Pascal Rabaté, le scénariste de cet excellent Linge sale connaît bien les Verron: il leur avait déjà consacré trois albums, Les Pieds dedans, il y a 20 ans, déjà chez Vents d’Ouest, et les avait lui-même dessinés, dans un style réaliste et oppressant, à mille lieues de celui de Sébastien Gnaedig, tout en légèreté, humour et bichromie. « Après ces trois albums, j’ai eu du mal à me séparer de cette famille, ces « gens de peu », issus du quart monde, mais vus par un prisme proche du cinéma italien de Risi, de Scola, de Fellini, explique Pascal Rabaté, auteur complet et désormais cinéaste (Du goudron et des plumes est sorti l’année dernière). Des personnages un peu « sales », mais avec une humanité, du fond, et cette envie de vivre en clan. J’avais donc écrit un scénario de film, qui ne s’est jamais fait. » Sébastien Gnaedig, son dessinateur mais aussi… éditeur chez Futuropolis, complète: « C’est moi qui lui ai proposé de reprendre ce scénario, et de l’adapter: j’y ai vu une histoire très noire que je me sentais capable de « griser ». Je ne suis pas un grand dessinateur, j’en connais assez pour savoir où je me situe, mais j’espère avoir un peu d’intérêt dans l’idée de raconter avec des dessins. J’ai remis son scénario à ma sauce narrative. »

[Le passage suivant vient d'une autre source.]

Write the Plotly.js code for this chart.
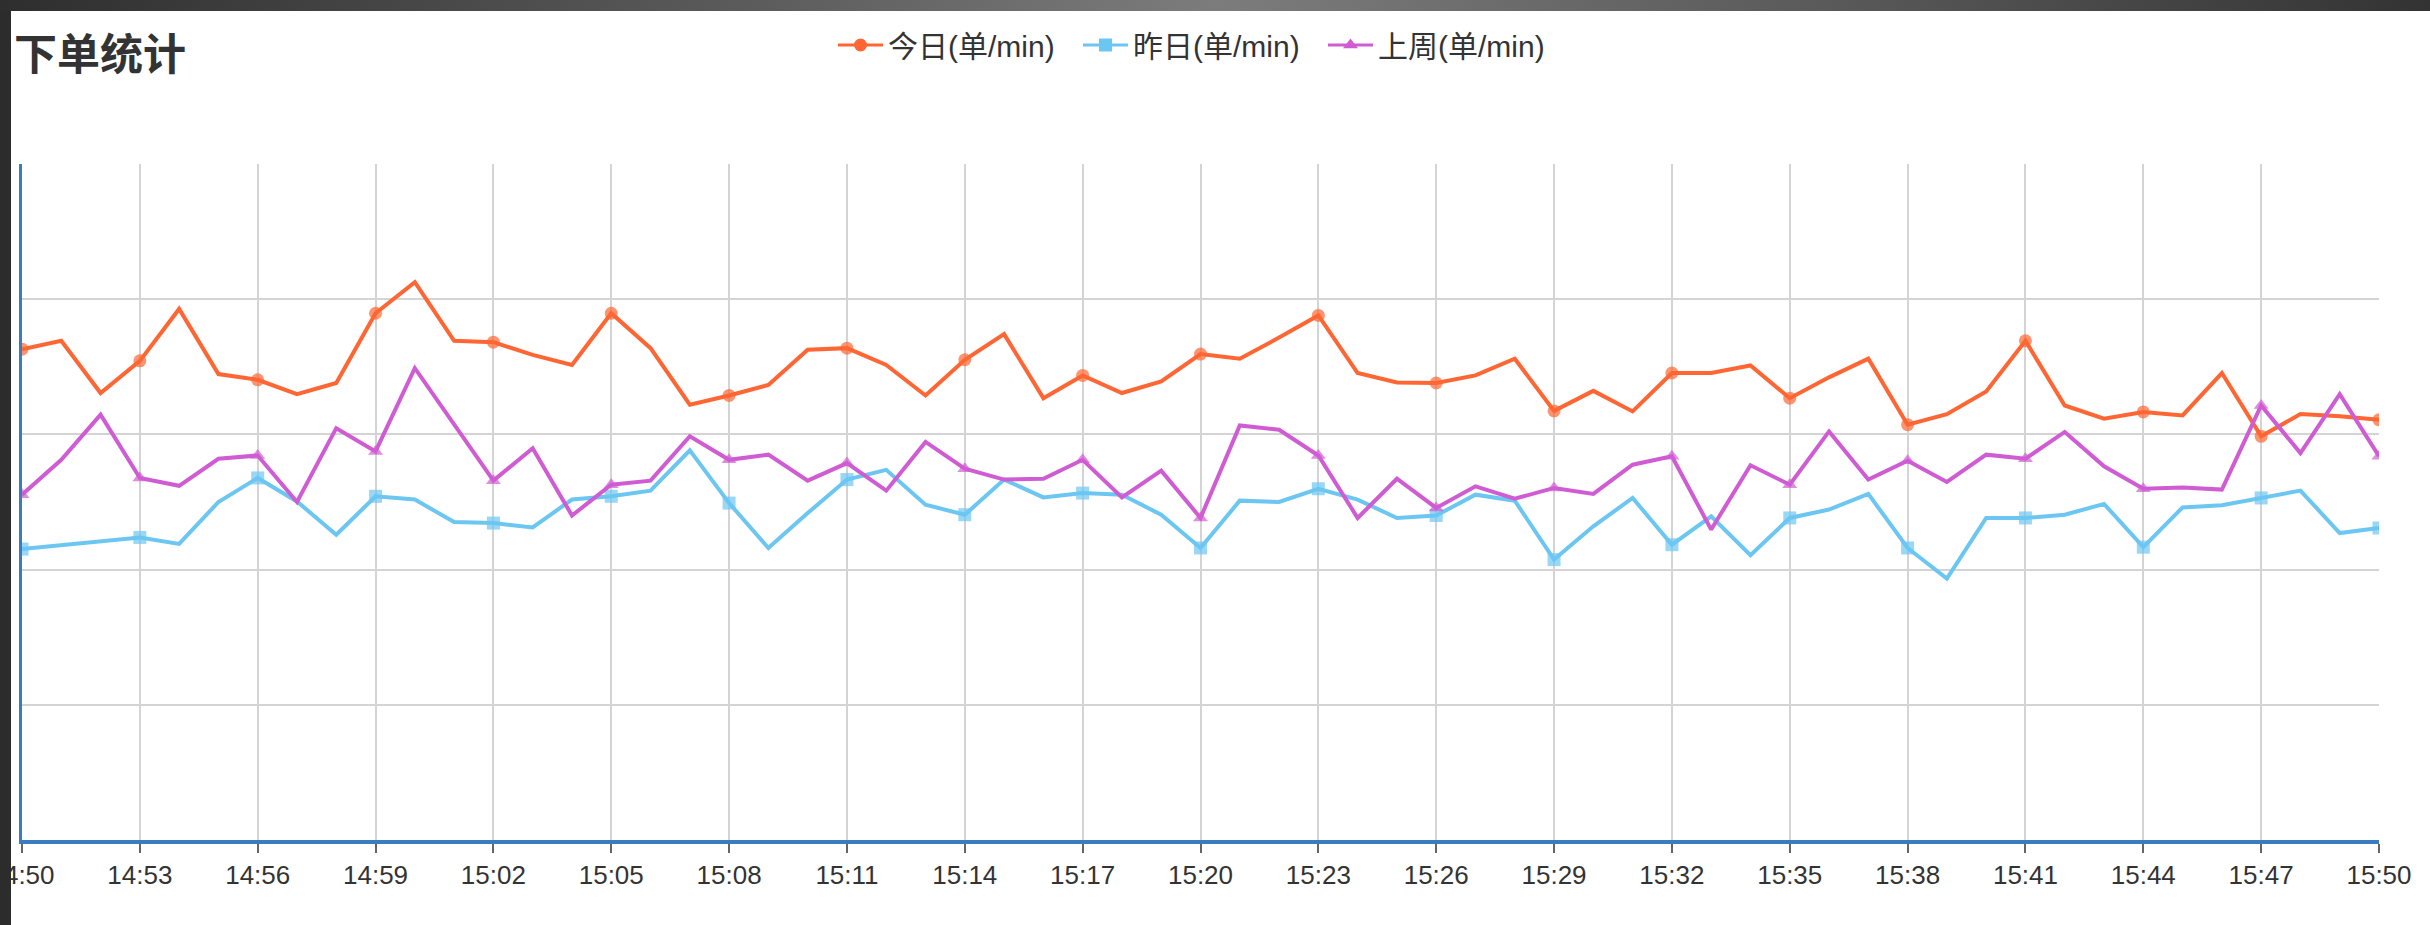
<!DOCTYPE html>
<html>
<head>
<meta charset="utf-8">
<script src="https://cdn.plot.ly/plotly-3.0.1.min.js"></script>
<style>
  html, body { margin: 0; padding: 0; width: 2430px; height: 925px; overflow: hidden; background: #2c2c2c; }
  #topband { position: absolute; left: 0; top: 0; width: 2430px; height: 11px;
    background: linear-gradient(90deg, #2e2e2e 0%, #5a5a5a 30%, #7c7c7c 50%, #5a5a5a 75%, #333 100%); }
  #chart { position: absolute; left: 11px; top: 11px; width: 2419px; height: 914px; background: #fff; }
</style>
</head>
<body>
<div id="topband"></div>
<div id="chart"></div>
<script>
// ---- data ----
const times = [
  "14:50","14:51","14:52","14:53","14:54","14:55","14:56","14:57","14:58","14:59",
  "15:00","15:01","15:02","15:03","15:04","15:05","15:06","15:07","15:08","15:09",
  "15:10","15:11","15:12","15:13","15:14","15:15","15:16","15:17","15:18","15:19",
  "15:20","15:21","15:22","15:23","15:24","15:25","15:26","15:27","15:28","15:29",
  "15:30","15:31","15:32","15:33","15:34","15:35","15:36","15:37","15:38","15:39",
  "15:40","15:41","15:42","15:43","15:44","15:45","15:46","15:47","15:48","15:49",
  "15:50"
];
const tickLabels = ["14:50","14:53","14:56","14:59","15:02","15:05","15:08","15:11","15:14","15:17",
  "15:20","15:23","15:26","15:29","15:32","15:35","15:38","15:41","15:44","15:47","15:50"];

const today = [
  181.5,184.6,165.3,177.2,196.4,172.3,170.2,164.9,169.0,194.8,
  206.3,184.6,184.1,179.4,175.7,194.8,181.9,161.0,164.4,168.3,
  181.3,181.9,175.7,164.4,177.6,187.1,163.4,171.8,165.3,169.6,
  179.7,178.0,185.8,194.0,172.7,169.2,169.0,171.8,178.0,158.7,
  166.1,158.5,172.7,172.7,175.5,163.4,171.1,178.0,153.6,157.5,
  165.9,184.6,160.7,155.8,158.3,157.0,172.7,149.3,157.5,156.7,
  155.4
];
const yesterday = [
  107.6,109.1,110.5,111.9,109.5,125.0,133.9,125.2,112.9,127.1,
  125.9,117.6,117.2,115.6,125.9,127.1,129.2,144.1,124.6,108.0,
  120.9,133.3,136.9,124.0,120.3,133.3,126.7,128.3,127.7,120.3,
  108.0,125.5,125.0,129.9,125.9,119.1,120.0,127.7,125.5,103.7,
  116.0,126.5,109.2,119.7,105.3,119.1,122.2,128.0,108.0,96.7,
  119.1,119.1,120.3,124.3,108.3,123.0,123.8,126.5,129.2,113.5,
  115.4
];
const lastWeek = [
  127.7,140.6,157.3,133.9,131.0,141.0,142.2,125.0,152.3,143.7,
  174.5,153.7,132.9,144.9,120.0,131.4,132.9,149.3,140.6,142.5,
  132.9,139.4,129.2,147.2,137.3,133.3,133.6,140.6,126.7,136.6,
  119.1,153.3,151.7,142.2,119.1,133.6,122.8,130.8,126.2,130.2,
  128.0,138.8,141.9,114.8,138.6,131.4,151.1,133.3,140.3,132.4,
  142.5,141.0,150.9,138.2,129.9,130.4,129.6,160.7,143.1,164.9,
  141.9
];
const seriesNames = ["今日(单/min)", "昨日(单/min)", "上周(单/min)"];

// ---- styles ----
const colors = ["#ff6633", "#6cc6f2", "#d05cd4"];
const symbols = ["circle", "square", "triangle-up"];
const markerSize = 13;
const sizes = times.map(t => tickLabels.includes(t) ? markerSize : 0);

const seriesData = [today, yesterday, lastWeek];
const traces = [];
seriesData.forEach((vals, i) => {
  traces.push({
    type: "scatter", mode: "lines+markers",
    x: times, y: vals, name: seriesNames[i],
    showlegend: false, legendgroup: "g" + i,
    line: { color: colors[i], width: 4 },
    marker: { color: colors[i], symbol: symbols[i], size: sizes, line: { width: 0 } },
    hoverinfo: "x+y+name"
  });
});
seriesData.forEach((vals, i) => {
  traces.push({
    type: "scatter", mode: "lines+markers",
    x: [null], y: [null], name: seriesNames[i],
    showlegend: true, legendgroup: "g" + i,
    line: { color: colors[i], width: 3 },
    marker: { color: colors[i], symbol: symbols[i], size: 13, line: { width: 0 } }
  });
});

const W = 2419, H = 914;
const layout = {
  width: W, height: H,
  paper_bgcolor: "#ffffff", plot_bgcolor: "#ffffff",
  margin: { l: 11, r: 51, t: 153, b: 85, pad: 0 },
  title: {
    text: "下单统计",
    font: { family: "Noto Sans CJK SC, sans-serif", size: 43, color: "#333333", weight: "bold" },
    xref: "container", x: 3 / W, xanchor: "left",
    yref: "container", y: 1 - 44 / H, yanchor: "middle"
  },
  showlegend: true,
  legend: {
    orientation: "h",
    xref: "paper", x: 0.5, xanchor: "center",
    yref: "container", y: 1 - 34 / H, yanchor: "middle",
    font: { family: "Liberation Sans, Noto Sans CJK SC, sans-serif", size: 30, color: "#333333" },
    bgcolor: "rgba(0,0,0,0)", itemwidth: 45, entrywidth: 185, entrywidthmode: "pixels", tracegroupgap: 0
  },
  xaxis: {
    type: "category",
    range: [0, times.length - 1],
    tickmode: "array", tickvals: tickLabels, ticktext: tickLabels,
    showgrid: true, gridcolor: "#d4d4d4", gridwidth: 2,
    showline: true, linecolor: "#3a7cc0", linewidth: 4,
    ticks: "outside", ticklen: 9, tickwidth: 2, tickcolor: "#666666",
    tickfont: { family: "Liberation Sans, Arial, sans-serif", size: 26, color: "#333333" },
    zeroline: false, fixedrange: true
  },
  yaxis: {
    range: [0, 250], dtick: 50, tick0: 0,
    showticklabels: false, ticks: "",
    showgrid: true, gridcolor: "#d4d4d4", gridwidth: 2,
    showline: true, linecolor: "#3a7cc0", linewidth: 3,
    zeroline: false, fixedrange: true
  },
  hovermode: "closest"
};

Plotly.newPlot("chart", traces, layout, { displayModeBar: false, staticPlot: true });
</script>
</body>
</html>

Et la sauce, sans esbroufe ni spectaculaire, prend mieux qu’une mayonnaise et que bien d’autres BD qui se la jouent tape-à-l’oeil: thriller régionaliste et social, comédie amère virant au polar rude, Le linge sale impose au fil des pages sa petite musique et son humanité, portées par une surprenante bichromie de gris coloré, mais là aussi en parfaite alchimie avec le reste du récital.